**REQUIREMENTS:** Exclude the pictures, then copy word for word the lines running from the beginning of the records through the line with "(r3) at (1019,667)".

**RECORDS SHOWN:**
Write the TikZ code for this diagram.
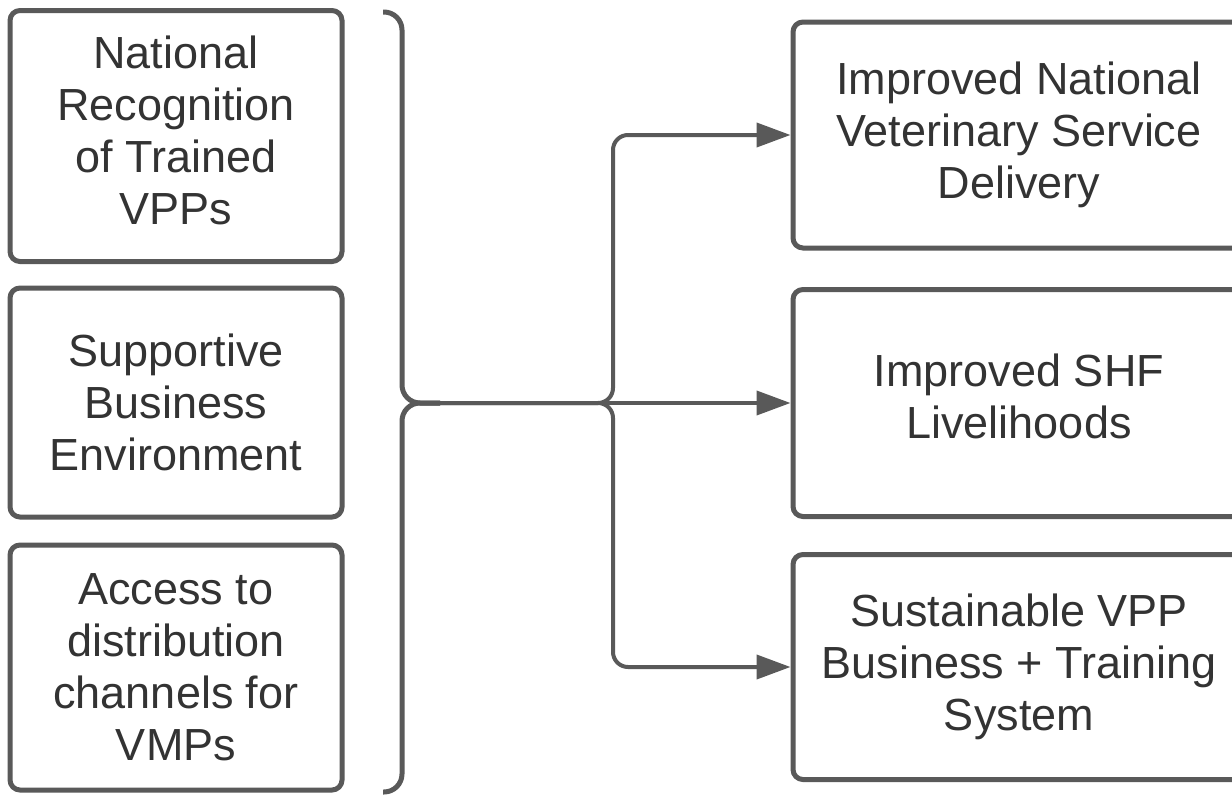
\documentclass[tikz,border=0pt]{standalone}
\usepackage{fontspec}
\setmainfont{Liberation Sans}
\usetikzlibrary{arrows.meta}
\definecolor{linegray}{HTML}{595959}
\definecolor{textgray}{HTML}{333333}
\tikzset{
  box/.style={draw=linegray, line width=5pt, rounded corners=10pt, fill=white,
    inner sep=0pt, align=center, text=textgray,
    font=\fontsize{45}{52}\selectfont},
  leftbox/.style={box, minimum width=332pt, minimum height=#1},
  rightbox/.style={box, minimum width=452pt, minimum height=#1},
  bracepath/.style={draw=linegray, line width=5pt, rounded corners=18pt},
  conn/.style={draw=linegray, line width=4pt, rounded corners=15pt,
    -{Triangle[length=34pt,width=24pt]}},
}
\begin{document}
\begin{tikzpicture}[x=1pt,y=-1pt]
\useasboundingbox (0,0) rectangle (1232,795);
\fill[white] (0,0) rectangle (1232,795);
\clip (0,0) rectangle (1232,795);

% left boxes
\node[leftbox=251pt] (l1) at (176,136) {National\\Recognition\\of Trained\\VPPs\\[-40pt]};
\node[leftbox=229pt] (l2) at (176,402.5) {Supportive\\Business\\Environment};
\node[leftbox=245pt] (l3) at (176,667.5) {Access to\\distribution\\channels for\\VMPs};

% right boxes
\node[rightbox=226pt] (r1) at (1019,135) {Improved National\\Veterinary Service\\Delivery};
\node[rightbox=227pt] (r2) at (1019,403) {Improved SHF\\Livelihoods\\[-38pt]};
\node[rightbox=225pt] (r3) at (1019,667) {Sustainable VPP\\Business + Training\\System};

% brace
\coordinate (btop) at (383,12);
\coordinate (bbot) at (383,792);
\coordinate (bmid) at (402,403);
\coordinate (btip) at (440,403);
\coordinate (j) at (613,403);
\draw[bracepath] (btop) -- (402,12) -- (bmid) -- (btip);
\draw[bracepath] (bbot) -- (402,792) -- (bmid) -- (btip);

% connectors
\draw[conn] (btip) -- (j) |- (r1.west);
\draw[conn] (btip) -- (r2.west);
\draw[conn] (btip) -- (j) |- (r3.west);
\end{tikzpicture}
\end{document}
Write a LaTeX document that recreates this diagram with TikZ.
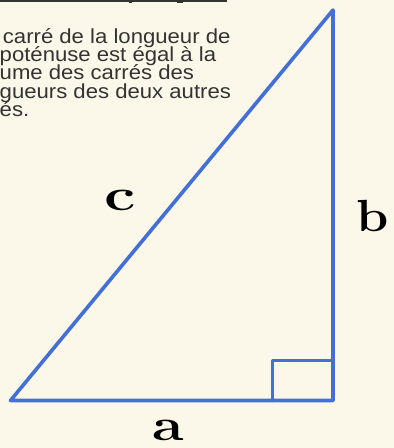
\documentclass[tikz,border=0pt]{standalone}
\usepackage{fontspec}
\usepackage{graphicx}
\newfontfamily\bodyfont{Liberation Sans}
\definecolor{bgcream}{HTML}{FCF8E9}
\definecolor{triblue}{HTML}{4270D8}
\definecolor{inkgray}{HTML}{333333}
\tikzset{
  side/.style={draw=triblue, line width=3.6pt, line join=round, line cap=round},
  bodytext/.style={anchor=base west, inner sep=0pt, text=inkgray, font=\bodyfont\fontsize{20.3}{18}\selectfont},
  sidelabel/.style={inner sep=0pt, text=black, font=\bfseries\fontsize{45}{45}\selectfont}
}
\begin{document}
\begin{tikzpicture}[x=1pt,y=1pt]
\fill[bgcream] (0,0) rectangle (394,448);
\useasboundingbox (0,0) rectangle (394,448);
% cut-off title underline
\fill[inkgray] (0,446.2) rectangle (227,448);
\fill[inkgray] (129,445) rectangle (132,446.5);
\fill[inkgray] (177,445) rectangle (183,446.5);
% body text (cut at left edge)
\node[bodytext] (l1) at (2.7,404.7) {\scalebox{1.09}[1]{carré de la longueur de}};
\node[bodytext] (l2) at (-0.5,386.3) {\scalebox{1.09}[1]{poténuse est égal à la}};
\node[bodytext] (l3) at (-0.5,368) {\scalebox{1.09}[1]{ume des carrés des}};
\node[bodytext] (l4) at (-0.5,349.6) {\scalebox{1.09}[1]{gueurs des deux autres}};
\node[bodytext] (l5) at (-0.5,331.3) {\scalebox{1.09}[1]{és.}};
% triangle
\coordinate (A) at (10.5,47.5);
\coordinate (B) at (333,47.5);
\coordinate (C) at (333,438);
\coordinate (Q1) at (272.5,47.5);
\coordinate (Q2) at (272.5,87.5);
\coordinate (Q3) at (333,87.5);
\draw[side] (A) -- (B) -- (C) -- cycle;
\draw[side] (Q1) -- (Q2) -- (Q3);
% labels
\node[sidelabel] (lc) at (120,248) {\scalebox{1.4}[1]{c}};
\node[sidelabel] (lb) at (372.5,232) {\scalebox{1.15}[1]{b}};
\node[sidelabel] (la) at (168,17.5) {\scalebox{1.28}[1]{a}};
\end{tikzpicture}
\end{document}
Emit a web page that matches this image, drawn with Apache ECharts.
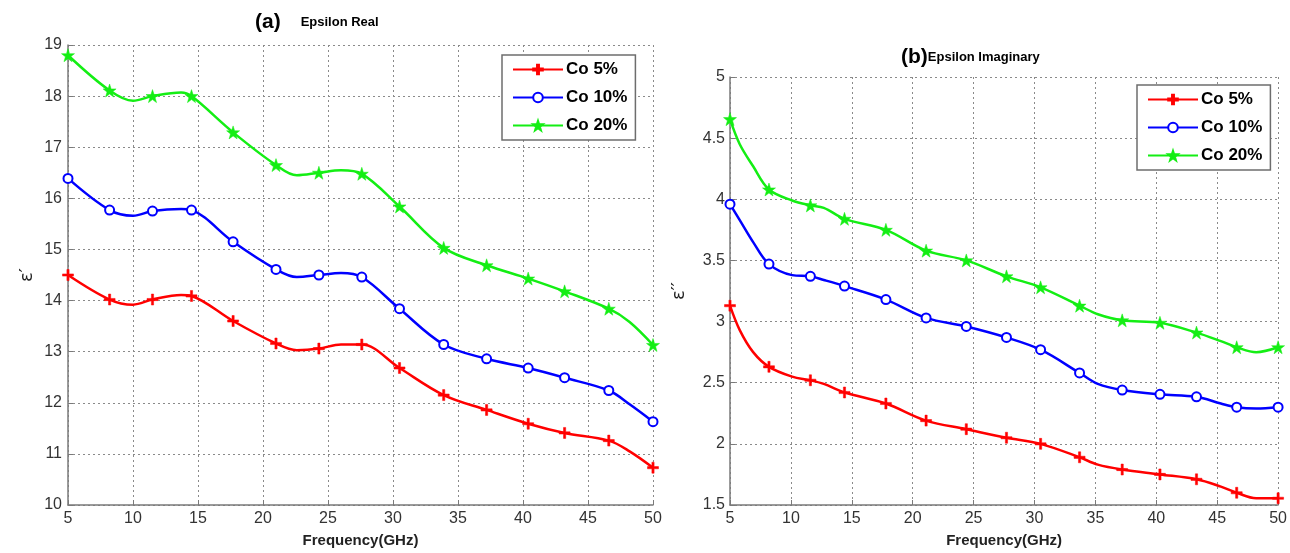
<!DOCTYPE html>
<html>
<head>
<meta charset="utf-8">
<script src="https://cdn.jsdelivr.net/npm/echarts/dist/echarts.min.js"></script>
<style>
  html, body { margin: 0; padding: 0; background: #fff; }
  #main { width: 1290px; height: 553px; }
</style>
</head>
<body>
<div id="main"></div>
<script>
// (a) Epsilon Real
const freqA = [5, 8.2, 10, 11.5, 13.7, 14.5, 17.7, 21, 22.6, 24.3, 26, 27.6, 30.5, 33.9, 37.2, 40.4, 43.2, 46.6, 48.2, 50];
const markA = [1, 1, 0, 1, 0, 1, 1, 1, 0, 1, 0, 1, 1, 1, 1, 1, 1, 1, 0, 1];
const realCo5 = [14.5, 14.02, 13.92, 14.02, 14.11, 14.09, 13.6, 13.16, 13.03, 13.06, 13.14, 13.14, 12.68, 12.15, 11.86, 11.59, 11.41, 11.26, 11.05, 10.73];
const realCo10 = [16.39, 15.77, 15.66, 15.75, 15.79, 15.77, 15.15, 14.61, 14.46, 14.5, 14.54, 14.46, 13.84, 13.14, 12.86, 12.68, 12.49, 12.24, 11.97, 11.63];
const realCo20 = [18.8, 18.11, 17.91, 18.0, 18.07, 18.0, 17.29, 16.65, 16.45, 16.5, 16.55, 16.48, 15.84, 15.03, 14.69, 14.43, 14.18, 13.84, 13.58, 13.13];

// (b) Epsilon Imaginary
const freqB = [5, 5.8, 6.9, 8.2, 10.1, 11.6, 12.7, 14.4, 17.8, 21.1, 24.4, 27.7, 30.5, 33.7, 35.2, 37.2, 40.3, 43.3, 45.3, 46.6, 48.2, 50];
const markB = [1, 0, 0, 1, 0, 1, 0, 1, 1, 1, 1, 1, 1, 1, 0, 1, 1, 1, 0, 1, 0, 1];
const imagCo5 = [3.13, 2.93, 2.75, 2.63, 2.55, 2.52, 2.49, 2.42, 2.33, 2.19, 2.12, 2.05, 2.0, 1.89, 1.83, 1.79, 1.75, 1.71, 1.65, 1.6, 1.555, 1.555];
const imagCo10 = [3.96, 3.83, 3.65, 3.47, 3.38, 3.37, 3.34, 3.29, 3.18, 3.03, 2.96, 2.87, 2.77, 2.58, 2.49, 2.44, 2.405, 2.385, 2.33, 2.3, 2.29, 2.3];
const imagCo20 = [4.655, 4.45, 4.27, 4.08, 3.99, 3.95, 3.93, 3.84, 3.75, 3.58, 3.5, 3.37, 3.28, 3.13, 3.06, 3.01, 2.99, 2.91, 2.84, 2.79, 2.75, 2.79];

const names = ['Co 5%', 'Co 10%', 'Co 20%'];
const xTicks = [5, 10, 15, 20, 25, 30, 35, 40, 45, 50];

const colors = ['#ff0000', '#0000ff', '#14ee14'];
const plus = 'path://M4,0h2v4h4v2h-4v4h-2v-4h-4v-2h4z';
const star = 'path://M5,0L6.2,3.6L10,3.6L7,5.9L8.1,9.5L5,7.3L1.9,9.5L3,5.9L0,3.6L3.8,3.6Z';
const symbols = [plus, 'emptyCircle', star];
const symSizes = [11, 9, 13];

// only every few points carries a marker, like the matlab plot
function pts(freq, vals, mark) {
    return freq.map((f, i) => mark[i] ? [f, vals[i]] : { value: [f, vals[i]], symbol: 'none' });
}

function makeSeries(idx, gridIdx, freq, vals, mark) {
    return {
        name: names[idx],
        type: 'line',
        xAxisIndex: gridIdx,
        yAxisIndex: gridIdx,
        data: pts(freq, vals, mark),
        smooth: 0.35,
        symbol: symbols[idx],
        symbolSize: symSizes[idx],
        showAllSymbol: true,
        lineStyle: { color: colors[idx], width: 2.5 },
        itemStyle: { color: colors[idx], borderColor: colors[idx], borderWidth: idx === 1 ? 2 : 0.5 },
        z: 3 + idx
    };
}

const labelFont = { fontFamily: 'Liberation Sans', fontSize: 16, color: '#333' };
const gridLine = { show: true, lineStyle: { type: [2, 3], color: '#8a8a8a', width: 1 } };
const axisLine = { show: true, lineStyle: { color: '#7a7a7a', width: 1.5 } };
const axisTick = { show: true, inside: true, length: 5, lineStyle: { color: '#7a7a7a' } };

function xAxis(gridIdx) {
    return {
        type: 'value', gridIndex: gridIdx, min: xTicks[0], max: xTicks[xTicks.length - 1], interval: 5,
        name: 'Frequency(GHz)', nameLocation: 'middle', nameGap: 28,
        nameTextStyle: { fontFamily: 'Liberation Sans', fontWeight: 'bold', fontSize: 15, color: '#222' },
        axisLine: axisLine, axisTick: axisTick, splitLine: gridLine,
        axisLabel: Object.assign({ margin: 6 }, labelFont)
    };
}

function legend(left, top, itemGap) {
    return {
        data: names, orient: 'vertical', left: left, top: top,
        itemWidth: 50, itemHeight: 12, itemGap: itemGap,
        padding: [6, 8, 6, 10],
        backgroundColor: '#fff', borderColor: '#6d6d6d', borderWidth: 1.5, borderRadius: 0,
        textStyle: { fontFamily: 'Liberation Sans', fontWeight: 'bold', fontSize: 17, color: '#000', padding: [0, 0, 0, -2] },
        selectedMode: false
    };
}

const chart = echarts.init(document.getElementById('main'));
chart.setOption({
    animation: false,
    backgroundColor: '#fff',
    title: [
        {
            left: 250, top: 7,
            text: '{a|(a)}    {b|Epsilon Real}',
            textStyle: { rich: {
                a: { fontFamily: 'Liberation Sans', fontWeight: 'bold', fontSize: 21, color: '#000' },
                b: { fontFamily: 'Liberation Sans', fontWeight: 'bold', fontSize: 13, color: '#000' }
            } }
        },
        {
            left: 896, top: 42,
            text: '{a|(b)}{b|Epsilon Imaginary}',
            textStyle: { rich: {
                a: { fontFamily: 'Liberation Sans', fontWeight: 'bold', fontSize: 21, color: '#000' },
                b: { fontFamily: 'Liberation Sans', fontWeight: 'bold', fontSize: 13, color: '#000' }
            } }
        }
    ],
    legend: [legend(502, 55, 11), legend(1137, 85, 11)],
    grid: [
        { left: 68, right: 637, top: 45, bottom: 46 },
        { left: 730, right: 10, top: 77, bottom: 44 }
    ],
    xAxis: [xAxis(0), xAxis(1)],
    yAxis: [
        {
            type: 'value', gridIndex: 0, min: 10, max: 19, interval: 1,
            name: 'ε′', nameLocation: 'middle', nameGap: 32, nameRotate: 90,
            nameTextStyle: { fontFamily: 'DejaVu Sans', fontSize: 18, color: '#222' },
            axisLine: axisLine, axisTick: axisTick, splitLine: gridLine,
            axisLabel: Object.assign({ margin: 6 }, labelFont)
        },
        {
            type: 'value', gridIndex: 1, min: 1.5, max: 5, interval: 0.5,
            name: 'ε′′', nameLocation: 'middle', nameGap: 42, nameRotate: 90,
            nameTextStyle: { fontFamily: 'DejaVu Sans', fontSize: 18, color: '#222' },
            axisLine: axisLine, axisTick: axisTick, splitLine: gridLine,
            axisLabel: Object.assign({ margin: 5 }, labelFont)
        }
    ],
    series: [
        makeSeries(0, 0, freqA, realCo5, markA),
        makeSeries(1, 0, freqA, realCo10, markA),
        makeSeries(2, 0, freqA, realCo20, markA),
        makeSeries(0, 1, freqB, imagCo5, markB),
        makeSeries(1, 1, freqB, imagCo10, markB),
        makeSeries(2, 1, freqB, imagCo20, markB)
    ]
});
</script>
</body>
</html>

**RIGHT ANSWER:**
Write the TikZ code for this diagram.
\documentclass[tikz,border=0pt]{standalone}
\usepackage{fontspec}
\setmainfont{Liberation Sans}
\usetikzlibrary{arrows.meta}
\definecolor{linegray}{HTML}{595959}
\definecolor{textgray}{HTML}{333333}
\tikzset{
  box/.style={draw=linegray, line width=5pt, rounded corners=10pt, fill=white,
    inner sep=0pt, align=center, text=textgray,
    font=\fontsize{45}{52}\selectfont},
  leftbox/.style={box, minimum width=332pt, minimum height=#1},
  rightbox/.style={box, minimum width=452pt, minimum height=#1},
  bracepath/.style={draw=linegray, line width=5pt, rounded corners=18pt},
  conn/.style={draw=linegray, line width=4pt, rounded corners=15pt,
    -{Triangle[length=34pt,width=24pt]}},
}
\begin{document}
\begin{tikzpicture}[x=1pt,y=-1pt]
\useasboundingbox (0,0) rectangle (1232,795);
\fill[white] (0,0) rectangle (1232,795);
\clip (0,0) rectangle (1232,795);

% left boxes
\node[leftbox=251pt] (l1) at (176,136) {National\\Recognition\\of Trained\\VPPs\\[-40pt]};
\node[leftbox=229pt] (l2) at (176,402.5) {Supportive\\Business\\Environment};
\node[leftbox=245pt] (l3) at (176,667.5) {Access to\\distribution\\channels for\\VMPs};

% right boxes
\node[rightbox=226pt] (r1) at (1019,135) {Improved National\\Veterinary Service\\Delivery};
\node[rightbox=227pt] (r2) at (1019,403) {Improved SHF\\Livelihoods\\[-38pt]};
\node[rightbox=225pt] (r3) at (1019,667) {Sustainable VPP\\Business + Training\\System};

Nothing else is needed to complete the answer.